Contrast-Unity for Partially-Supervised Temporal Sentence Grounding
Haicheng Wang, Chen Ju, Weixiong Lin, Chaofan Ma, Shuai Xiao, Ya Zhang, Yanfeng Wang
TL;DR
The paper addresses temporal sentence grounding under a partially-supervised regime where only short clips within the event are labeled. It proposes Contrast-Unity, a two-stage implicit-explicit framework that first refines grounding through quadruple-contrastive representation learning to produce pseudo-labels and then trains a fully-supervised model with those labels.
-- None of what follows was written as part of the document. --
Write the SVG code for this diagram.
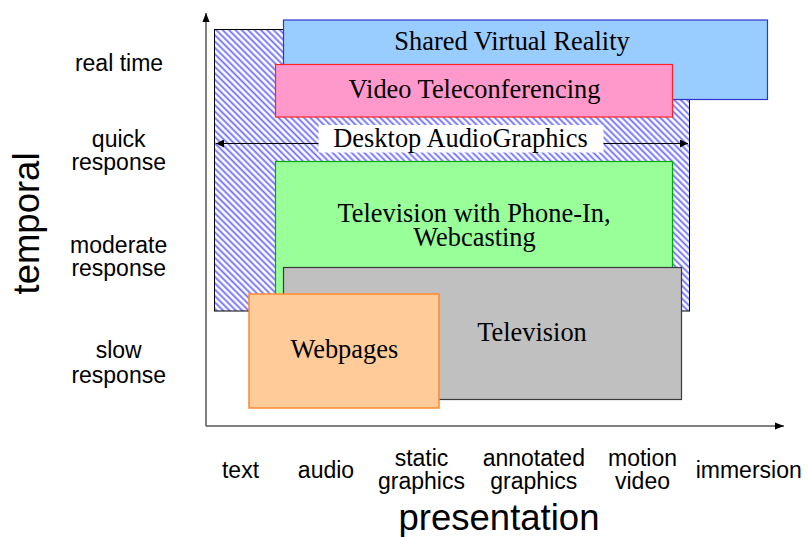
<svg xmlns="http://www.w3.org/2000/svg" width="808" height="537" viewBox="0 0 808 537">
<style>
.ser{font-family:"Liberation Serif","Times New Roman",serif;font-size:26.4px;fill:#000;text-anchor:middle}
.lab{font-family:"Liberation Sans",Arial,sans-serif;font-size:23px;fill:#000;text-anchor:middle}
.big{font-family:"Liberation Sans",Arial,sans-serif;font-size:36.5px;fill:#000;text-anchor:middle}
.axis{stroke:#555;stroke-width:1.5;fill:none}
</style>
<defs>
<pattern id="hatch" width="4.5" height="4.5" patternUnits="userSpaceOnUse" patternTransform="rotate(-45)">
<rect width="4.5" height="4.5" fill="#fff"/>
<line x1="1.2" y1="0" x2="1.2" y2="4.5" stroke="#6f6fff" stroke-width="1.8"/>
</pattern>
<marker id="ah" viewBox="0 0 10 10" refX="10" refY="5" markerWidth="8" markerHeight="8" markerUnits="userSpaceOnUse" orient="auto-start-reverse">
<path d="M0,0 L10,5 L0,10 z" fill="#000"/>
</marker>
<marker id="ah2" viewBox="0 0 10 10" refX="10" refY="5" markerWidth="9" markerHeight="9" markerUnits="userSpaceOnUse" orient="auto">
<path d="M0,1 L10,5 L0,9 z" fill="#000"/>
</marker>
</defs>
<g id="connectors">
<line class="axis" x1="206" y1="426" x2="206" y2="13" marker-end="url(#ah2)"/>
<line class="axis" x1="206" y1="426" x2="784" y2="426" marker-end="url(#ah2)"/>
</g>
<g id="desktop-audiographics">
<rect x="214.5" y="29.5" width="475" height="281.5" fill="url(#hatch)" stroke="#000" stroke-width="1"/>
</g>
<g id="shared-virtual-reality">
<rect x="283.5" y="20" width="484" height="79.5" fill="#99ccff" stroke="#3333cc" stroke-width="1.2"/>
<text class="ser" x="512" y="50">Shared Virtual Reality</text>
</g>
<g id="video-teleconferencing">
<rect x="275.5" y="64.5" width="397" height="52.5" fill="#ff99cc" stroke="#ff2222" stroke-width="1.2"/>
<text class="ser" x="474.5" y="97.7">Video Teleconferencing</text>
</g>
<g id="desktop-label">
<rect x="318.5" y="125" width="285" height="27.5" fill="#fff"/>
<line x1="318.5" y1="143.5" x2="216" y2="143.5" stroke="#000" stroke-width="1" marker-end="url(#ah)"/>
<line x1="603.5" y1="143.5" x2="688" y2="143.5" stroke="#000" stroke-width="1" marker-end="url(#ah)"/>
<text class="ser" x="460.5" y="146.7">Desktop AudioGraphics</text>
</g>
<g id="television-phone-in">
<rect x="275.5" y="161.5" width="397" height="140" fill="#99ff99" stroke="#00aa00" stroke-width="1.2"/>
<text class="ser" x="474" y="222.3">Television with Phone-In,</text>
<text class="ser" x="474.5" y="245.5">Webcasting</text>
</g>
<g id="television">
<rect x="283.5" y="267.5" width="398" height="132" fill="#c0c0c0" stroke="#3a3a3a" stroke-width="1.2"/>
<text class="ser" x="532" y="340.7">Television</text>
</g>
<g id="webpages">
<rect x="249" y="294" width="190" height="114" fill="#ffcc99" stroke="#ff8833" stroke-width="1.5"/>
<text class="ser" x="344.3" y="358.3">Webpages</text>
</g>
<g id="y-labels">
<text class="lab" x="119" y="70.7">real time</text>
<text class="lab" x="118.7" y="146.7">quick</text>
<text class="lab" x="118.7" y="169.5">response</text>
<text class="lab" x="118.7" y="253.3">moderate</text>
<text class="lab" x="118.7" y="276">response</text>
<text class="lab" x="118.7" y="358.3">slow</text>
<text class="lab" x="118.7" y="382.7">response</text>
<text class="big" transform="translate(38.5,223.5) rotate(-90)" x="0" y="0">temporal</text>
</g>
<g id="x-labels">
<text class="lab" x="240.5" y="477.7">text</text>
<text class="lab" x="326" y="477.7">audio</text>
<text class="lab" x="421.5" y="466">static</text>
<text class="lab" x="421.5" y="489.3">graphics</text>
<text class="lab" x="533.8" y="466">annotated</text>
<text class="lab" x="533.8" y="489.3">graphics</text>
<text class="lab" x="642.5" y="466">motion</text>
<text class="lab" x="642.5" y="489.3">video</text>
<text class="lab" x="748.7" y="477.7">immersion</text>
<text class="big" x="499" y="530">presentation</text>
</g>
</svg>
Key contributions include the partial-supervision formulation, the quadruple-contrastive loss design with intra- and inter-sample components, and an event-detector-based pseudo-label generator, validated by state-of-the-art results on Charades-STA and ActivityNet Captions under single-frame and short-clip supervision. The approach offers a flexible path between weak and full supervision, reducing annotation costs while maintaining strong grounding performance and generalizing across fully-supervised backbones.
Abstract
Temporal sentence grounding aims to detect event timestamps described by the natural language query from given untrimmed videos. The existing fully-supervised setting achieves great results but requires expensive annotation costs; while the weakly-supervised setting adopts cheap labels but performs poorly. To pursue high performance with less annotation costs, this paper introduces an intermediate partially-supervised setting, i.e., only short-clip is available during training. To make full use of partial labels, we specially design one contrast-unity framework, with the two-stage goal of implicit-explicit progressive grounding. In the implicit stage, we align event-query representations at fine granularity using comprehensive quadruple contrastive learning: event-query gather, event-background separation, intra-cluster compactness and inter-cluster separability. Then, high-quality representations bring acceptable grounding pseudo-labels. In the explicit stage, to explicitly optimize grounding objectives, we train one fully-supervised model using obtained pseudo-labels for grounding refinement and denoising. Extensive experiments and thoroughly ablations on Charades-STA and ActivityNet Captions demonstrate the significance of partial supervision, as well as our superior performance.